China in World History by Ropp Paul S
Author:Ropp, Paul S.
Language: eng
Format: epub
Publisher: Oxford University Press, USA
Published: 2010-06-30T16:00:00+00:00
Unfortunately, none of the succeeding Ming emperors were very effective political or military leaders. In one famous case, the Wanli Emperor spent much of his nearly fifty-year reign, from 1572 to 1620, in a mental and political tug-of-war with his Confucian officials. After his officials would not allow him to elevate the consort he loved most to the position of empress because he already had an empress, he refused for two decades to hold court, read official documents, or make decisions about government policy. His officials and eunuchs were forced to carry on a charade of normality while the emperor devoted himself to the pleasures of private life in the palace. Meanwhile, increasing factionalism in the bureaucracy was accompanied by sometimes lethal power struggles between Confucian bureaucrats and palace eunuchs, who grew in numbers and influence in the middle and late Ming. By the end of the dynasty, the government supported perhaps 100,000 eunuchs and another 100,000 members of the extended imperial family.
In a pattern not unlike the Song period, the political problems of the Ming did not prevent a second commercial revolution from transforming Chinese society. During the Ming period, more land came under cultivation in southwest China, and by the late sixteenth century, new crops from the Americas—tobacco, corn, peanuts, tomatoes, sweet red peppers, potatoes, and sweet potatoes—were all introduced into China. These crops could often be grown on hilly or sandy soil not previously farmed. They helped produce another dramatic burst of population growth in the late Ming and entire Qing period. Interregional trade grew steadily, and as merchants accumulated significant wealth, they began to challenge, in practice if not yet in theory, the traditional Confucian prejudice against merchants.

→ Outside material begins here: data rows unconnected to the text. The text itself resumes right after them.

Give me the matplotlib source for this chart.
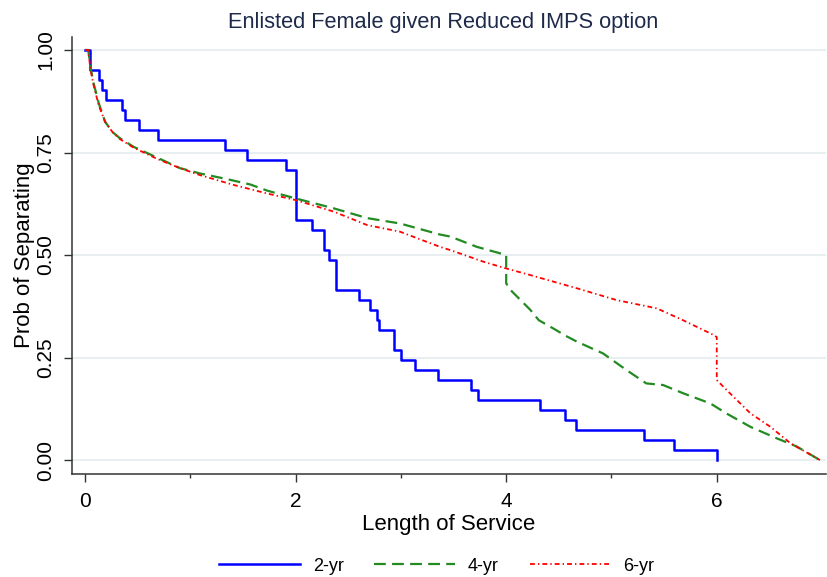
import numpy as np
import matplotlib
matplotlib.use("Agg")
from matplotlib import pyplot as plt

plt.rcParams['font.family'] = ['Liberation Sans', 'DejaVu Sans']
plt.rcParams['lines.scale_dashes'] = False

# 2-yr: Kaplan-Meier steps (n = 41), time of each drop and value after it
t2 = [0.0, 0.05, 0.135, 0.16, 0.20, 0.35, 0.38, 0.51, 0.69, 1.33, 1.54, 1.91,
      2.0, 2.16, 2.265, 2.32, 2.38, 2.60, 2.71, 2.775, 2.795, 2.935, 3.0,
      3.13, 3.35, 3.665, 3.73, 4.32, 4.56, 4.665, 5.31, 5.595, 6.0]
s2 = [1.0, 0.951, 0.927, 0.902, 0.878, 0.854, 0.829, 0.805, 0.780, 0.756,
      0.732, 0.707, 0.585, 0.561, 0.512, 0.488, 0.415, 0.390, 0.366, 0.341,
      0.317, 0.268, 0.244, 0.220, 0.195, 0.171, 0.146, 0.122, 0.098, 0.073,
      0.049, 0.024, 0.0]

# 4-yr
t4 = [0.0, 0.03, 0.05, 0.08, 0.13, 0.19, 0.26, 0.33, 0.46, 0.68, 0.90, 1.09,
      1.35, 1.57, 1.73, 2.0, 2.36, 2.68, 2.99, 3.37, 3.47, 3.72, 4.0, 4.0,
      4.04, 4.23, 4.31, 4.42, 4.58, 4.67, 4.92, 5.14, 5.33, 5.49, 5.68, 5.94,
      6.09, 6.32, 6.57, 6.76, 6.98]
s4 = [1.0, 1.0, 0.96, 0.92, 0.87, 0.825, 0.80, 0.785, 0.764, 0.738, 0.712,
      0.699, 0.685, 0.672, 0.657, 0.638, 0.614, 0.590, 0.577, 0.550, 0.545,
      0.520, 0.500, 0.431, 0.415, 0.366, 0.341, 0.325, 0.301, 0.289, 0.260,
      0.220, 0.187, 0.183, 0.163, 0.138, 0.114, 0.081, 0.053, 0.033, 0.0]

# 6-yr
t6 = [0.0, 0.03, 0.05, 0.08, 0.13, 0.19, 0.26, 0.33, 0.46, 0.68, 0.90, 1.09,
      1.41, 1.73, 2.0, 2.36, 2.68, 2.99, 3.37, 3.47, 3.78, 3.99, 4.23, 4.67,
      5.05, 5.43, 5.68, 5.97, 6.0, 6.0, 6.16, 6.32, 6.51, 6.70, 6.98]
s6 = [1.0, 1.0, 0.955, 0.915, 0.865, 0.825, 0.80, 0.783, 0.762, 0.735, 0.712,
      0.695, 0.671, 0.650, 0.634, 0.606, 0.573, 0.557, 0.520, 0.512, 0.484,
      0.468, 0.451, 0.419, 0.390, 0.370, 0.341, 0.305, 0.30, 0.195, 0.154,
      0.114, 0.081, 0.041, 0.0]

labels = ['2-yr', '4-yr', '6-yr']
xticks = [0, 2, 4, 6]
yticks = [0.0, 0.25, 0.50, 0.75, 1.0]


def main():
  fig = plt.figure(figsize=(8.27, 5.77), dpi=100)
  ax = fig.add_axes([0.0867, 0.1785, 0.912, 0.7579])

  for y in yticks:
    ax.axhline(y, color='#e6eef0', linewidth=1.3, zorder=0)

  ax.plot(t2, s2, drawstyle='steps-post', color='#0000ff', linewidth=1.8,
          label=labels[0])
  ax.plot(t4, s4, color='#228b22', linewidth=1.6, dashes=(8.5, 4.5),
          label=labels[1])
  ax.plot(t6, s6, color='#ff0000', linewidth=1.3, dashes=(3.5, 2.2, 1.0, 2.2),
          label=labels[2])

  ax.set_xlim(-0.127, 7.037)
  ax.set_ylim(-0.034, 1.0324)
  ax.set_xticks(xticks)
  ax.set_xticks([1, 3, 5], minor=True)
  ax.set_yticks(yticks)
  ax.set_yticklabels(['%.2f' % y for y in yticks], rotation=90, va='center')

  for side in ['top', 'right']:
    ax.spines[side].set_visible(False)
  for side in ['left', 'bottom']:
    ax.spines[side].set_color('#333333')
    ax.spines[side].set_linewidth(1.1)

  ax.tick_params(axis='both', which='major', direction='out', length=6,
                 width=1.0, color='#333333', labelsize=15, pad=7)
  ax.tick_params(axis='y', which='major', pad=6)
  ax.tick_params(axis='x', which='minor', direction='out', length=3,
                 width=1.0, color='#333333')

  ax.set_xlabel('Length of Service', fontsize=16, labelpad=2)
  ax.set_ylabel('Prob of Separating', fontsize=16, labelpad=1)
  fig.text(0.536, 0.952, 'Enlisted Female given Reduced IMPS option',
           fontsize=15.7, color='#1e2a4a', ha='center', va='baseline')

  fig.legend(loc='center', bbox_to_anchor=(0.528, 0.019), ncol=3,
             frameon=False, fontsize=13, handlelength=4.5,
             handletextpad=0.7, columnspacing=1.7)

  fig.savefig('out.png', dpi=100)


if __name__ == "__main__":
  main()
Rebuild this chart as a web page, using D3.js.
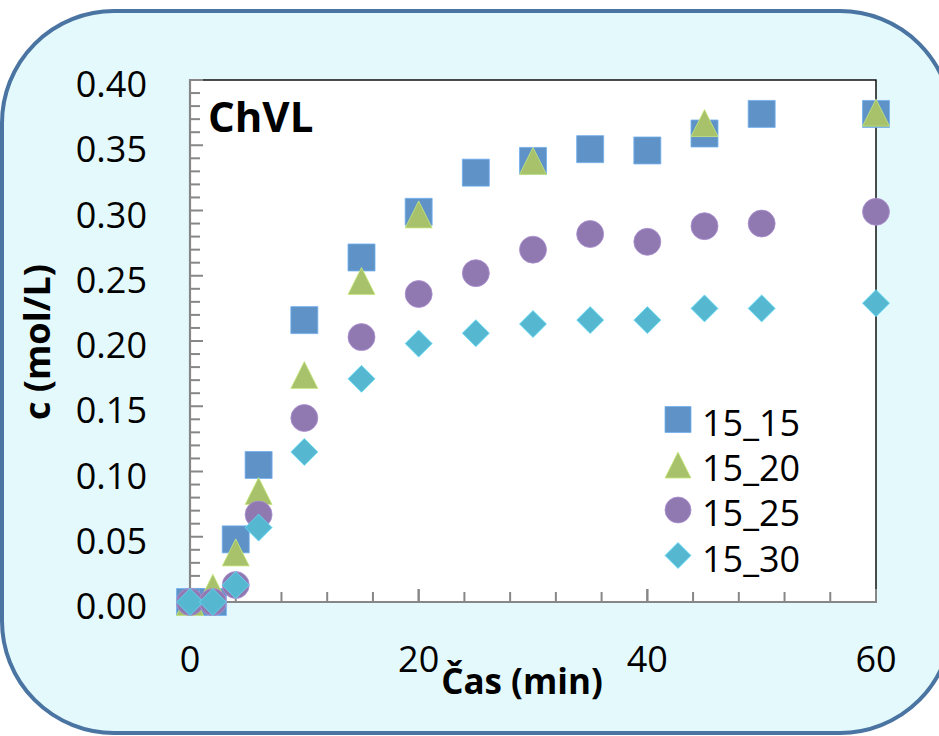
<!DOCTYPE html>
<html>
<head>
<meta charset="utf-8">
<script src="https://cdn.jsdelivr.net/npm/d3@7"></script>
<style>
  html, body { margin: 0; padding: 0; background: #ffffff; }
  svg { display: block; }
  text { font-family: "Open Sans", "Noto Sans", sans-serif; fill: #000; }
</style>
</head>
<body>
<svg id="chart" width="939" height="736"></svg>
<script>
// ---- data ----
const seriesNames = ["15_15", "15_20", "15_25", "15_30"];
const times15 = [0, 2, 4, 6, 10, 15, 20, 25, 30, 35, 40, 45, 50, 60];
const values15 = [0.000, 0.000, 0.048, 0.105, 0.216, 0.264, 0.299, 0.329, 0.338, 0.347, 0.346, 0.359, 0.374, 0.374];
const times20 = [0, 2, 4, 6, 10, 15, 20, 30, 45, 60];
const values20 = [0.000, 0.011, 0.038, 0.085, 0.174, 0.246, 0.297, 0.338, 0.367, 0.375];
const times25 = [0, 2, 4, 6, 10, 15, 20, 25, 30, 35, 40, 45, 50, 60];
const values25 = [0.000, 0.000, 0.013, 0.067, 0.141, 0.203, 0.236, 0.252, 0.270, 0.282, 0.276, 0.288, 0.290, 0.299];
const times30 = [0, 2, 4, 6, 10, 15, 20, 25, 30, 35, 40, 45, 50, 60];
const values30 = [0.000, 0.000, 0.013, 0.057, 0.115, 0.171, 0.198, 0.206, 0.213, 0.216, 0.216, 0.225, 0.225, 0.229];
const xTickLabels = [0, 20, 40, 60];
const yTickLabels = [0.00, 0.05, 0.10, 0.15, 0.20, 0.25, 0.30, 0.35, 0.40];
const chartTitle = "ChVL";
const xTitle = "Čas (min)";
const yTitle = "c (mol/L)";

const series = [
  { name: seriesNames[0], t: times15, v: values15, shape: "square",   color: "#5f93c8" },
  { name: seriesNames[1], t: times20, v: values20, shape: "triangle", color: "#a7c26a" },
  { name: seriesNames[2], t: times25, v: values25, shape: "circle",   color: "#9079b0" },
  { name: seriesNames[3], t: times30, v: values30, shape: "diamond",  color: "#55b8d0" }
];

// ---- layout ----
const svg = d3.select("#chart");
const plot = { left: 190, right: 876, top: 80, bottom: 602 };
const x = d3.scaleLinear().domain([0, 60]).range([plot.left, plot.right]);
const y = d3.scaleLinear().domain([0, 0.40]).range([plot.bottom, plot.top]);

// outer rounded panel
svg.append("rect")
  .attr("x", 2).attr("y", 11).attr("width", 950).attr("height", 722)
  .attr("rx", 112).attr("ry", 112)
  .attr("fill", "#e4f9fb").attr("stroke", "#4a74a2").attr("stroke-width", 4);

// plot area
svg.append("rect")
  .attr("x", plot.left).attr("y", plot.top)
  .attr("width", plot.right - plot.left).attr("height", plot.bottom - plot.top)
  .attr("fill", "#ffffff").attr("stroke", "#000").attr("stroke-width", 1.4);

const axisColor = "#878787";

// y axis (ticks inward)
const yMinor = d3.range(0, 41).map(i => i / 100);
const yAxis = d3.axisRight(y).tickValues(yMinor)
  .tickSize(0).tickFormat("");
const gy = svg.append("g").attr("transform", `translate(${plot.left},0)`);
gy.selectAll("line.tk").data(yMinor).join("line")
  .attr("class", "tk")
  .attr("x1", 0).attr("x2", (d, i) => (i % 5 === 0 ? 13 : 10))
  .attr("y1", d => y(d)).attr("y2", d => y(d))
  .attr("stroke", axisColor).attr("stroke-width", 2);
gy.append("line").attr("x1", 0).attr("x2", 0)
  .attr("y1", y(0.40) - 1).attr("y2", y(0) + 1)
  .attr("stroke", axisColor).attr("stroke-width", 2.2);

// x axis (ticks inward)
const xMinor = d3.range(0, 61, 4);
const xMajor = d3.range(0, 61, 20);
const gx = svg.append("g").attr("transform", `translate(0,${plot.bottom})`);
gx.selectAll("line.tk").data(xMinor.concat(xMajor)).join("line")
  .attr("class", "tk")
  .attr("x1", d => x(d)).attr("x2", d => x(d))
  .attr("y1", 0).attr("y2", d => (d % 20 === 0 ? -13 : -10))
  .attr("stroke", axisColor).attr("stroke-width", 2);
gx.append("line").attr("x1", x(0) - 1).attr("x2", x(60) + 1)
  .attr("y1", 0).attr("y2", 0)
  .attr("stroke", axisColor).attr("stroke-width", 2.2);

// tick labels
svg.append("g").selectAll("text").data(yTickLabels).join("text")
  .attr("x", 147).attr("y", d => y(d) + 17)
  .attr("text-anchor", "end").attr("font-size", 36)
  .text(d => d3.format(".2f")(d));
svg.append("g").selectAll("text").data(xTickLabels).join("text")
  .attr("x", d => x(d)).attr("y", 672)
  .attr("text-anchor", "middle").attr("font-size", 36)
  .text(d => d);

// axis titles
svg.append("text")
  .attr("x", 522).attr("y", 694)
  .attr("text-anchor", "middle").attr("font-size", 35).attr("font-weight", "bold")
  .text(xTitle);
svg.append("text")
  .attr("transform", "translate(50,342) rotate(-90)")
  .attr("text-anchor", "middle").attr("font-size", 36).attr("font-weight", "bold")
  .text(yTitle);

// chart label
svg.append("text")
  .attr("x", 208).attr("y", 132)
  .attr("font-size", 42).attr("font-weight", "bold")
  .text(chartTitle);

// markers
function markerPath(shape, s) {
  const h = s / 2;
  switch (shape) {
    case "square": return `M${-h},${-h}H${h}V${h}H${-h}Z`;
    case "triangle": return `M0,${-h}L${h},${h}L${-h},${h}Z`;
    case "diamond": return `M0,${-h}L${h},0L0,${h}L${-h},0Z`;
    case "circle": return `M${h},0A${h},${h} 0 1,1 ${-h},0A${h},${h} 0 1,1 ${h},0Z`;
  }
}
const markerSize = { square: 27, triangle: 27, circle: 27, diamond: 27 };

series.forEach(s => {
  const pts = s.t.map((t, i) => ({ t: t, v: s.v[i] }));
  svg.append("g").selectAll("path").data(pts).join("path")
    .attr("transform", d => `translate(${x(d.t)},${y(d.v)})`)
    .attr("d", markerPath(s.shape, markerSize[s.shape]))
    .attr("fill", s.color)
    .attr("stroke", d3.color(s.color).brighter(0.5))
    .attr("stroke-width", 0.8);
});

// legend
const legendRows = [419.5, 465, 510, 555.5];
const lg = svg.append("g");
series.forEach((s, i) => {
  lg.append("path")
    .attr("transform", `translate(678,${legendRows[i]})`)
    .attr("d", markerPath(s.shape, 26))
    .attr("fill", s.color)
    .attr("stroke", d3.color(s.color).brighter(0.5))
    .attr("stroke-width", 0.8);
  lg.append("text")
    .attr("x", 702).attr("y", legendRows[i] + 16)
    .attr("font-size", 36)
    .text(s.name);
});
</script>
</body>
</html>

The southern lower Yangzi valley region around Nanjing, Suzhou, and Hangzhou became by far the most prosperous area in China. Cotton production grew dramatically during the Ming. Farmers increasingly specialized in cash crops such as fruits, vegetables, rice, wheat, sugar, cotton, tea, and tobacco, and silver became the main medium of exchange in the economy. Vast quantities of silver flowed into China from Japan and, from 1570 onward, from the Spanish production of silver in Peru and Mexico. The Spanish took silver to Manila, where they bought Chinese products, especially silk and porcelain. The export trade grew rapidly as the world began to discover the attractions of Chinese silks, tea, and porcelain. The imperial kilns at the southern town of Jingdezhen came in the Ming to employ more than 10,000 workers. Using a special clay from that area and firing pieces at temperatures exceeding 1,300 degrees Centigrade, they produced elegant blue and white porcelain wares that have been world famous ever since.
By the late Ming, China was widely seen as the most prosperous country on earth. Some economic historians have estimated that three-fourths of all the silver produced in the New World from 1500 to 1800 found its way to China, because the Chinese economy was the most highly developed in the world and its products were better and cheaper than those of any other country.